Fraley’s Argument on Appeal
Fraley argues Auto-Owners’ act of holding Fraley’s truck in Indiana caused foreseeable economic injury to his business in Ohio, and that action should be imputed to its insureds for the purposes of personal jurisdiction. Agency principles and imputation are determinative of the long arm jurisdictional issues here. Since the insurer acts on behalf of its insured, its litigation conduct is imputed to the insured. These principles of agency and imputation logically extend to the imposition of long arm jurisdiction over the insureds.
Fraley also argues Auto-Owners deliberate engagement in the forum, through its business license in Ohio, as well as its correspondence in attempt to settle the claims in this case, satisfy Ohio’s long arm statute and Civ. R. 4.3(A). Auto-Owners directed the litigation for and in the name of its insureds in Ohio. The evidence necessary to establish the business loss claim is in Ohio. Auto-Owners made use of the Ohio statutory direct action bar in the case. And Indiana is not very far away. Thus, all the fair-play factors required to meet due process favor Fraley in this case.
Appellants’ Proposed Proposition of Law
The conduct of an insurer cannot be imputed to its out-of-state insured for purposes of establishing personal jurisdiction.
Fraley’s Proposed Counter-Proposition of Law
The actions of an agent, personal representative, alter ego, subsidiary, or affiliate impute to the nonresident defendant under Ohio’s long-arm statutes and Civ.R. 4.3(A) for purposes of long-arm jurisdiction.

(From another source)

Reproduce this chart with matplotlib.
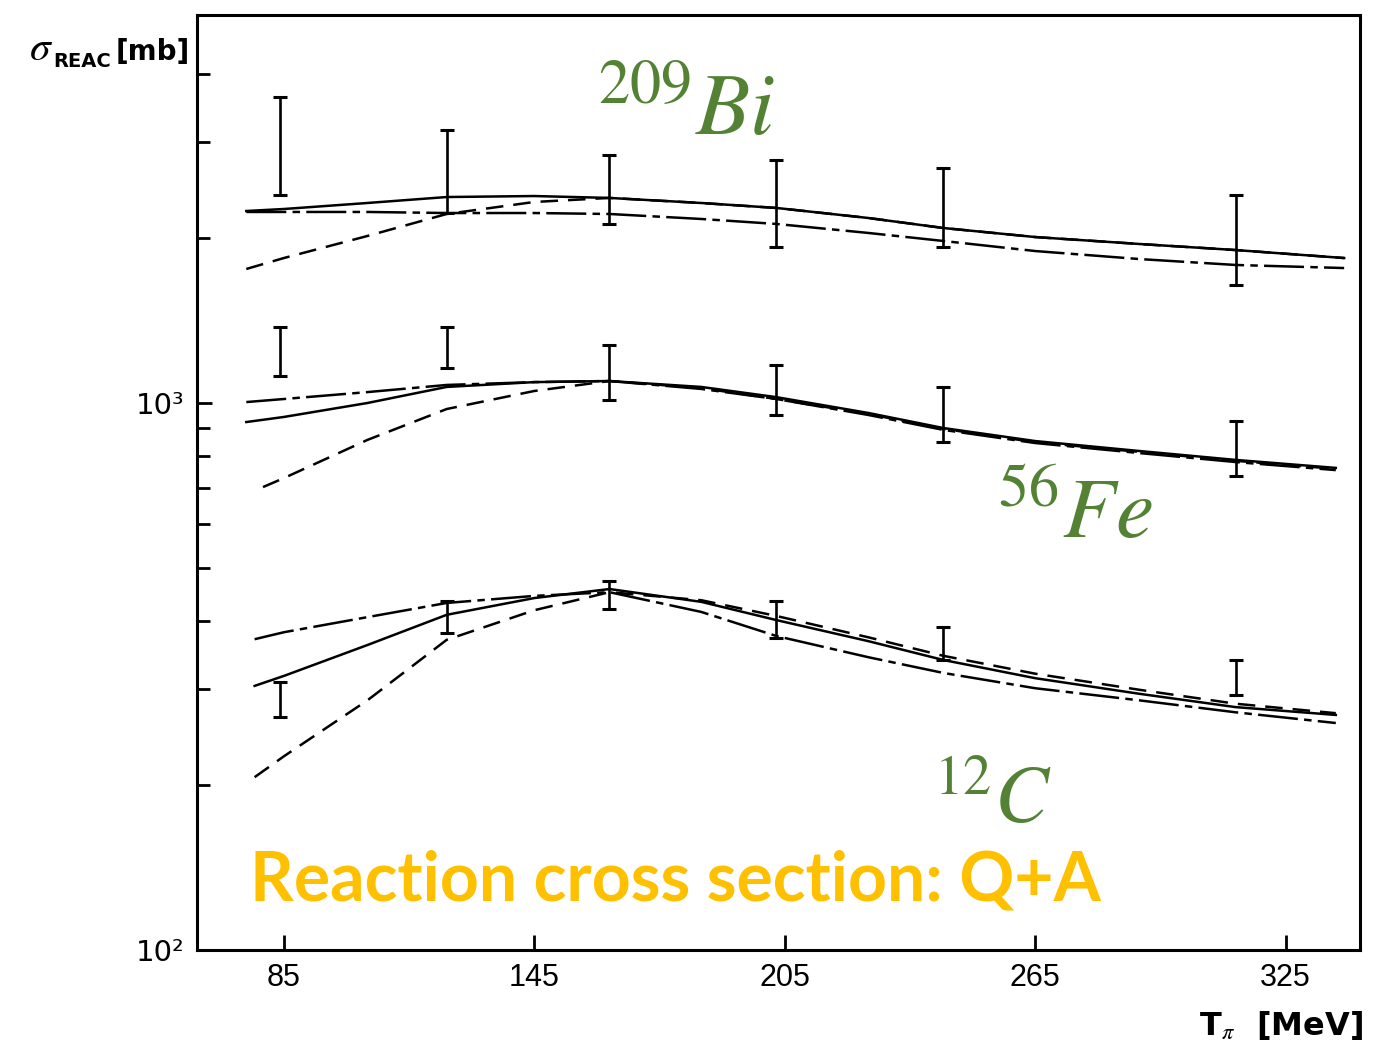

The Ohio Association of Civil Trial Attorneys (OACTA) filed an amicus brief in support of the Appellants. OACTA argues Fraley’s attempt to assert personal jurisdiction over Oeding and J&R through Auto-Owners fails on both the long-arm statute and due process prong of the analysis, because Fraley incorrectly asserts the tortious act of Auto-Owners as the core of the analysis, instead of using the original negligent acts surrounding the automobile accident. Without the Spencer County Indiana accident, there would be no loss of use claim. When focusing on the insureds’ actions, as is proper, there were no minimum contacts established in Ohio. OACTA further argues against adopting an interpretation of the long-arm statute which would expand Ohio’s jurisdiction over out-of-state defendants as a poor policy consideration which would open Ohio’s courts to unfair litigation.